From Over-the-Counter Naloxone to the Rise of Xylazine and Conflicting Marijuana Laws, Clinicians Face New Challenges and Responsibilities
As the United States confronts a complex drug crisis, physicians are at the forefront of understanding and responding to key psychopharmacology trends. This article investigates three pivotal issues: the accessibility of Naloxone, the emergence of the dangerous street drug Xylazine, and the ongoing discord between federal and state marijuana laws.
HCN Medical Memo
Physicians must be vigilant and proactive in adapting to these evolving psychopharmacology trends. The accessibility of Naloxone presents an opportunity for community education on opioid overdose prevention, while the rise of Xylazine demands heightened awareness and reporting. The discord between state and federal marijuana laws also requires careful navigation, particularly when discussing gun ownership with patients.
- Naloxone Availability: Naloxone is now available over-the-counter in various outlets including CVS, Walgreens, and Rite Aid. Despite its $45 price tag for two doses, efforts are underway to make it more accessible through community resource centers.
- Xylazine Surge: Known as “tranq” or “zombie drug,” Xylazine is a fast-spreading, deadly street drug. The federal government has initiated a comprehensive strategy to tackle its proliferation, which now spans at least 36 states.
- Marijuana and Gun Ownership: Despite the legalization or decriminalization of cannabis in numerous states, federal law still prohibits gun purchases by cannabis users.

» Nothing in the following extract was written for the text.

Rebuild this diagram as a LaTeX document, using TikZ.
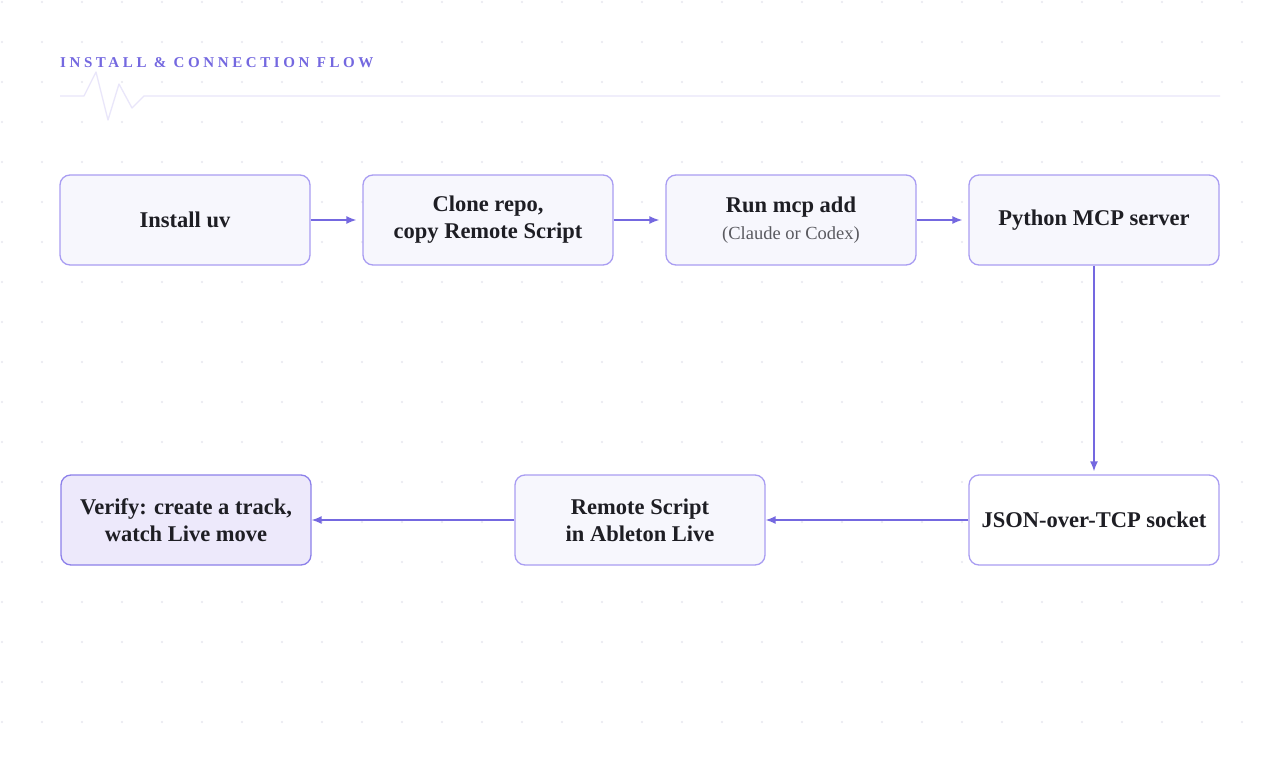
\documentclass[tikz,border=0pt]{standalone}
\usepackage{fontspec}
\setmainfont{Liberation Serif}
\newfontfamily\titlefont[LetterSpace=24]{Liberation Serif}
\usepackage{xcolor}
\usetikzlibrary{arrows.meta, positioning}

\definecolor{flowpurple}{HTML}{7468E0}
\definecolor{boxedge}{HTML}{A99DF2}
\definecolor{boxfill}{HTML}{F7F7FD}
\definecolor{verifyedge}{HTML}{8C80EA}
\definecolor{verifyfill}{HTML}{EDE9FB}
\definecolor{pulse}{HTML}{E9E6FA}
\definecolor{griddot}{HTML}{E7E7EF}
\definecolor{inktext}{HTML}{1E1E24}
\definecolor{subtext}{HTML}{5A5A60}

\begin{document}
\begin{tikzpicture}[x=1pt, y=-1pt,
    >={Latex[length=10pt, width=8pt]}, node distance=51.7pt,
    stepbox/.style={draw=boxedge, line width=1.3pt, rounded corners=10pt, fill=boxfill, minimum width=250pt, minimum height=90pt, inner sep=0pt, align=center, text=inktext, font=\fontsize{22.5}{27}\selectfont\bfseries},
    verifybox/.style={stepbox, draw=verifyedge, fill=verifyfill},
    socketbox/.style={stepbox, fill=white},
    flow/.style={->, line width=1.5pt, color=flowpurple},
]
% canvas and dot grid
\fill[white] (0,0) rectangle (1280,760);
\useasboundingbox (0,0) rectangle (1280,760);
\foreach \gx in {0,...,31} {
  \foreach \gy in {0,...,18} {
    \fill[griddot] (2+40*\gx, 2+40*\gy) circle (1.1pt);
  }
}
% title with pulse line
\node[anchor=base west, inner sep=0pt, text=flowpurple, font=\titlefont\fontsize{15}{18}\selectfont\bfseries] (title) at (60,68) {INSTALL \& CONNECTION FLOW};
\draw[pulse, line width=1.3pt, line join=round] (60,96) -- (84,96) -- (96,72) -- (108,120) -- (119,84) -- (132,108) -- (144,96) -- (1220,96);

% top row
\node[stepbox] (uv) at (185,220) {Install uv};
\node[stepbox, right=of uv] (clone) {Clone repo,\\copy Remote Script};
\node[stepbox, right=of clone] (mcpadd) {Run mcp add\\{\fontsize{18.5}{22}\selectfont\mdseries\color{subtext}(Claude or Codex)}};
\node[stepbox, right=of mcpadd] (server) {Python MCP server};
\draw[flow, shorten >=6pt] (uv) -- (clone);
\draw[flow, shorten >=6pt] (clone) -- (mcpadd);
\draw[flow, shorten >=6pt] (mcpadd) -- (server);

% bottom row
\node[socketbox, below=208.7pt of server] (socket) {JSON-over-TCP socket};
\node[stepbox, left=202.7pt of socket] (remote) {Remote Script\\in Ableton Live};
\node[verifybox, left=202.7pt of remote] (verify) {Verify: create a track,\\watch Live move};
\draw[flow, shorten >=3pt] (server) -- (socket);
\draw[flow] (socket) -- (remote);
\draw[flow] (remote) -- (verify);
\end{tikzpicture}
\end{document}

“If we thought fentanyl was dangerous, fentanyl combined with xylazine is even deadlier.”
– Rahul Gupta, MD, Director of the White House Office of National Drug Control Policy
- In 2020, 77% of preventable drug overdose deaths involved opioids, with fentanyl-related deaths increasing by 26% in 2021.
- The death rate from Xylazine overdoses increased 35-fold from 2018 to 2021 and does not respond to Naloxone.
- The ATF has issued a notice clarifying that federal law still prohibits gun ownership for cannabis users, irrespective of state laws.